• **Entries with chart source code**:
* * *
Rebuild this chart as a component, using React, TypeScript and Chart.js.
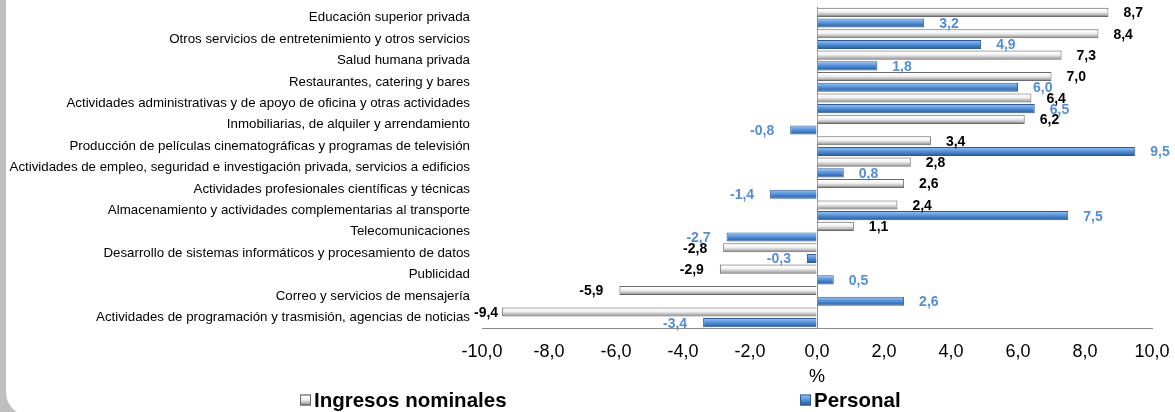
import React, { useEffect, useRef } from 'react';
import { Chart, registerables } from 'chart.js';

Chart.register(...registerables);

const FONT = "'Liberation Sans', Arial, Helvetica, sans-serif";

const categories = [
  'Educación superior privada',
  'Otros servicios de entretenimiento y otros servicios',
  'Salud humana privada',
  'Restaurantes, catering y bares',
  'Actividades administrativas y de apoyo de oficina y otras actividades',
  'Inmobiliarias, de alquiler y arrendamiento',
  'Producción de películas cinematográficas y programas de televisión',
  'Actividades de empleo, seguridad e investigación privada, servicios a edificios',
  'Actividades profesionales científicas y técnicas',
  'Almacenamiento y actividades complementarias al transporte',
  'Telecomunicaciones',
  'Desarrollo de sistemas informáticos y procesamiento de datos',
  'Publicidad',
  'Correo y servicios de mensajería',
  'Actividades de programación y trasmisión, agencias de noticias',
];

const ingresosNominales = [8.7, 8.4, 7.3, 7.0, 6.4, 6.2, 3.4, 2.8, 2.6, 2.4, 1.1, -2.8, -2.9, -5.9, -9.4];
const personal = [3.2, 4.9, 1.8, 6.0, 6.5, -0.8, 9.5, 0.8, -1.4, 7.5, -2.7, -0.3, 0.5, 2.6, -3.4];

const seriesNames = ['Ingresos nominales', 'Personal'];
const axisTitle = '%';
const xMin = -10;
const xMax = 10;
const xStep = 2;

const labelColors = ['#000000', '#558ed5'];
const borderColors = ['#6a6a6a', '#2f5b93'];
const legendX = [300, 800];

const CAT_PCT = 1.0;
const BAR_PCT = 0.85;

const fmt = (v: number) => Number(v).toFixed(1).replace('.', ',');

function makeGradient(ctx: CanvasRenderingContext2D, di: number, y0: number, y1: number) {
  const g = ctx.createLinearGradient(0, y0, 0, y1);
  if (di === 0) {
    g.addColorStop(0, '#a8a8a8');
    g.addColorStop(0.15, '#ffffff');
    g.addColorStop(0.45, '#f2f2f2');
    g.addColorStop(0.75, '#bcbcbc');
    g.addColorStop(1, '#6a6a6a');
  } else {
    g.addColorStop(0, '#a9c8ee');
    g.addColorStop(0.2, '#7fb0ea');
    g.addColorStop(0.55, '#4c8ad6');
    g.addColorStop(1, '#2a5790');
  }
  return g;
}

function barFill(di: number) {
  return (c: any) => {
    const chart = c.chart;
    const fallback = di === 0 ? '#d9d9d9' : '#4a86d0';
    if (c.type !== 'data' || !chart.chartArea || !chart.scales.y) return fallback;
    const ys = chart.scales.y;
    const band = ys.height / categories.length;
    const yc = ys.getPixelForValue(c.dataIndex);
    const slot = (band * CAT_PCT) / 2;
    const thick = slot * BAR_PCT;
    const center = yc + (di === 0 ? -slot / 2 : slot / 2);
    return makeGradient(chart.ctx, di, center - thick / 2, center + thick / 2);
  };
}

const barLabelPlugin = {
  id: 'barLabels',
  afterDatasetsDraw(chart: any) {
    const { ctx, chartArea } = chart;
    ctx.save();
    ctx.font = `bold 14px ${FONT}`;
    ctx.textBaseline = 'middle';
    chart.data.datasets.forEach((ds: any, di: number) => {
      const meta = chart.getDatasetMeta(di);
      ctx.fillStyle = labelColors[di];
      meta.data.forEach((bar: any, i: number) => {
        const v = ds.data[i] as number;
        const text = fmt(v);
        const w = ctx.measureText(text).width;
        const { x, y } = bar.getProps(['x', 'y'], true);
        if (v >= 0) {
          ctx.textAlign = 'left';
          ctx.fillText(text, x + 15, y + 1);
        } else {
          ctx.textAlign = 'right';
          const xr = Math.max(x - 16, chartArea.left - 8 + w);
          ctx.fillText(text, xr, y + 1);
        }
      });
    });
    ctx.restore();
  },
};

const legendPlugin = {
  id: 'customLegend',
  afterDraw(chart: any) {
    const { ctx } = chart;
    const y = 400;
    ctx.save();
    chart.data.datasets.forEach((ds: any, di: number) => {
      const x = legendX[di];
      const s = 11;
      ctx.fillStyle = makeGradient(ctx, di, y - s / 2, y + s / 2);
      ctx.fillRect(x, y - s / 2, s, s);
      ctx.strokeStyle = borderColors[di];
      ctx.lineWidth = 1;
      ctx.strokeRect(x + 0.5, y - s / 2 + 0.5, s - 1, s - 1);
      ctx.fillStyle = '#000000';
      ctx.font = `bold 20.5px ${FONT}`;
      ctx.textAlign = 'left';
      ctx.textBaseline = 'middle';
      ctx.fillText(ds.label, x + 14, y + 1);
    });
    ctx.restore();
  },
};

export default function App() {
  const canvasRef = useRef<HTMLCanvasElement | null>(null);

  useEffect(() => {
    if (!canvasRef.current) return;
    const chart = new Chart(canvasRef.current, {
      type: 'bar',
      data: {
        labels: categories,
        datasets: [
          {
            label: seriesNames[0],
            data: ingresosNominales,
            backgroundColor: barFill(0),
            borderColor: borderColors[0],
            borderWidth: 1,
            categoryPercentage: CAT_PCT,
            barPercentage: BAR_PCT,
          },
          {
            label: seriesNames[1],
            data: personal,
            backgroundColor: barFill(1),
            borderColor: borderColors[1],
            borderWidth: 1,
            categoryPercentage: CAT_PCT,
            barPercentage: BAR_PCT,
          },
        ],
      },
      options: {
        indexAxis: 'y',
        responsive: false,
        animation: false,
        layout: { padding: { left: 0, right: 23, top: 7, bottom: 24 } },
        plugins: {
          legend: { display: false },
          tooltip: { enabled: false },
        },
        scales: {
          x: {
            min: xMin,
            max: xMax,
            ticks: {
              stepSize: xStep,
              callback: (v: any) => fmt(Number(v)),
              font: { size: 18, family: FONT },
              color: '#000000',
              padding: 13,
              maxRotation: 0,
              autoSkip: false,
            },
            grid: {
              drawTicks: false,
              color: (c: any) => (c.tick && c.tick.value === 0 ? '#8c8c8c' : 'rgba(0,0,0,0)'),
              lineWidth: 1,
            },
            border: { display: true, color: '#8c8c8c', width: 1 },
            title: {
              display: true,
              text: axisTitle,
              font: { size: 18, family: FONT },
              color: '#000000',
              padding: { top: 4, bottom: 0 },
            },
            afterFit: (s: any) => {
              s.height = 60;
              s.paddingLeft = 0;
              s.paddingRight = 0;
            },
          },
          y: {
            ticks: {
              font: { size: 13.3, family: FONT },
              color: '#000000',
              padding: 12,
              autoSkip: false,
            },
            grid: { display: false, drawTicks: false },
            border: { display: false },
            afterFit: (s: any) => {
              s.width = 482;
              s.paddingTop = 0;
              s.paddingBottom = 0;
            },
          },
        },
      } as any,
      plugins: [barLabelPlugin, legendPlugin],
    });
    return () => chart.destroy();
  }, []);

  return (
    <div
      style={{
        position: 'fixed',
        left: 0,
        top: 0,
        width: 1175,
        height: 412,
        overflow: 'hidden',
        background: '#bfbfbf',
      }}
    >
      <div
        style={{
          position: 'absolute',
          left: 6,
          top: -40,
          width: 1300,
          height: 456,
          background: '#ffffff',
          borderRadius: 24,
        }}
      />
      <canvas
        ref={canvasRef}
        width={1175}
        height={412}
        style={{ position: 'absolute', left: 0, top: 0, width: 1175, height: 412 }}
      />
    </div>
  );
}
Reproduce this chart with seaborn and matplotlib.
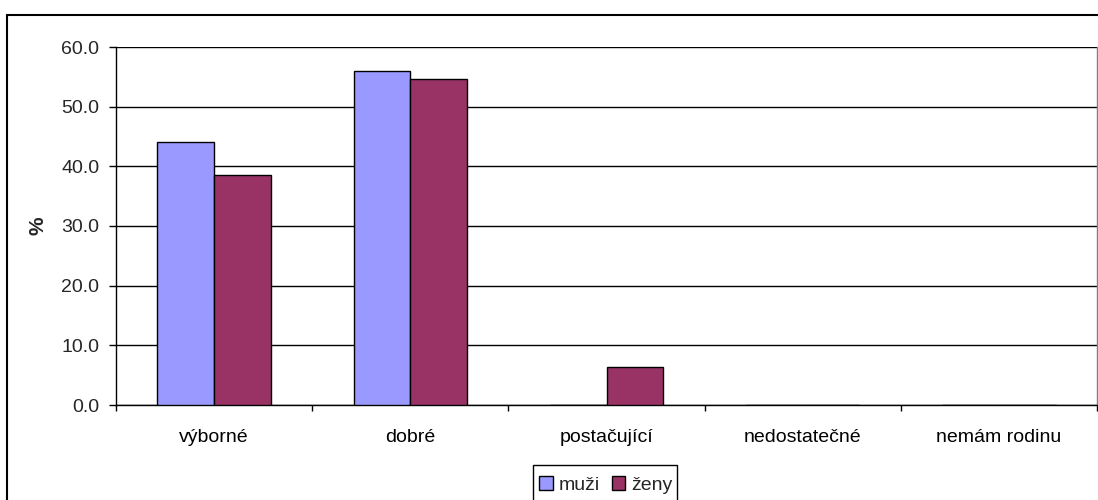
import matplotlib
matplotlib.use("Agg")
import matplotlib.pyplot as plt
from matplotlib.patches import Rectangle
from matplotlib.ticker import FixedLocator, FormatStrFormatter
import pandas as pd
import seaborn as sns

categories = ["výborné", "dobré", "postačující", "nedostatečné", "nemám rodinu"]
muzi = [44.0, 55.9, 0.0, 0.0, 0.0]
zeny = [38.6, 54.7, 6.4, 0.0, 0.0]
series_names = ["muži", "ženy"]
colors = ["#9999FF", "#993366"]

df = pd.DataFrame({
    "kategorie": categories * 2,
    "pohlaví": [series_names[0]] * len(categories) + [series_names[1]] * len(categories),
    "hodnota": muzi + zeny,
})

sns.set_style("white")
plt.rcParams["font.family"] = ["Liberation Sans", "DejaVu Sans"]

W, H = 1098, 500
FS = 14
fig = plt.figure(figsize=(W / 100, H / 100), dpi=100)
ax = fig.add_axes([116 / W, 1 - 405 / H, (1097 - 116) / W, (405 - 47) / H])

sns.barplot(data=df, x="kategorie", y="hodnota", hue="pohlaví",
            palette=colors, width=0.578, edgecolor="black", linewidth=1.0,
            saturation=1, legend=False, ax=ax, zorder=3)

ax.set_ylim(0, 60)
ax.set_xlim(-0.5, len(categories) - 0.5)
ax.set_yticks(range(0, 61, 10))
ax.yaxis.set_major_formatter(FormatStrFormatter("%.1f"))
ax.yaxis.grid(True, color="black", linewidth=1.0, zorder=0)
ax.set_axisbelow(True)

# category boundary ticks below the axis, labels centered without ticks
ax.xaxis.set_minor_locator(FixedLocator([i - 0.5 for i in range(len(categories) + 1)]))
ax.tick_params(axis="x", which="major", length=0, pad=17, labelsize=FS, colors="black")
ax.tick_params(axis="x", which="minor", length=4.5, width=1, color="black", direction="out", bottom=True)
ax.tick_params(axis="y", which="major", length=5, width=1, color="black", direction="out",
               pad=7, labelsize=FS, left=True)

ax.set_xlabel("")
ax.set_ylabel("%", fontsize=15, fontweight="bold")
ax.yaxis.set_label_coords(-(116 - 47) / (1097 - 116), 0.5)

for side in ["left", "bottom"]:
    ax.spines[side].set_color("black")
    ax.spines[side].set_linewidth(1.0)
ax.spines["top"].set_visible(False)
ax.spines["right"].set_color("#808080")
ax.spines["right"].set_linewidth(1.0)

# legend entries below the plot, with a taller box around them
handles = [Rectangle((0, 0), 1, 1, facecolor=c, edgecolor="black", linewidth=1.0) for c in colors]
leg = fig.legend(handles, series_names, loc="center",
                 bbox_to_anchor=(606 / W, 1 - 485 / H), ncol=2, frameon=False,
                 fontsize=FS, handlelength=0.7, handleheight=0.7, handletextpad=0.3,
                 columnspacing=0.6, borderpad=0, borderaxespad=0)
fig.patches.append(Rectangle((533 / W, -0.05), (677 - 533) / W, (1 - 465 / H) + 0.05,
                             transform=fig.transFigure, fill=False,
                             edgecolor="black", linewidth=1.0, zorder=1))

# outer chart frame
fig.patches.append(Rectangle((7 / W, -0.1), 1.2, 1 - 15 / H + 0.1,
                             transform=fig.transFigure, fill=False,
                             edgecolor="black", linewidth=1.5, zorder=0))

fig.savefig("out.png", dpi=100, facecolor="white")
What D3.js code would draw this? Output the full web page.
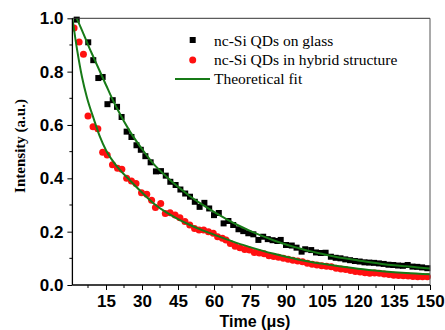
* * *
• **Do this**:
Copy all lines from the material that include "matplotlib".

• **Finished task**:
Reproduce this chart with seaborn and matplotlib.
import matplotlib
matplotlib.use("Agg")
import matplotlib.pyplot as plt
from matplotlib.patches import Rectangle
from matplotlib.ticker import FixedLocator, FormatStrFormatter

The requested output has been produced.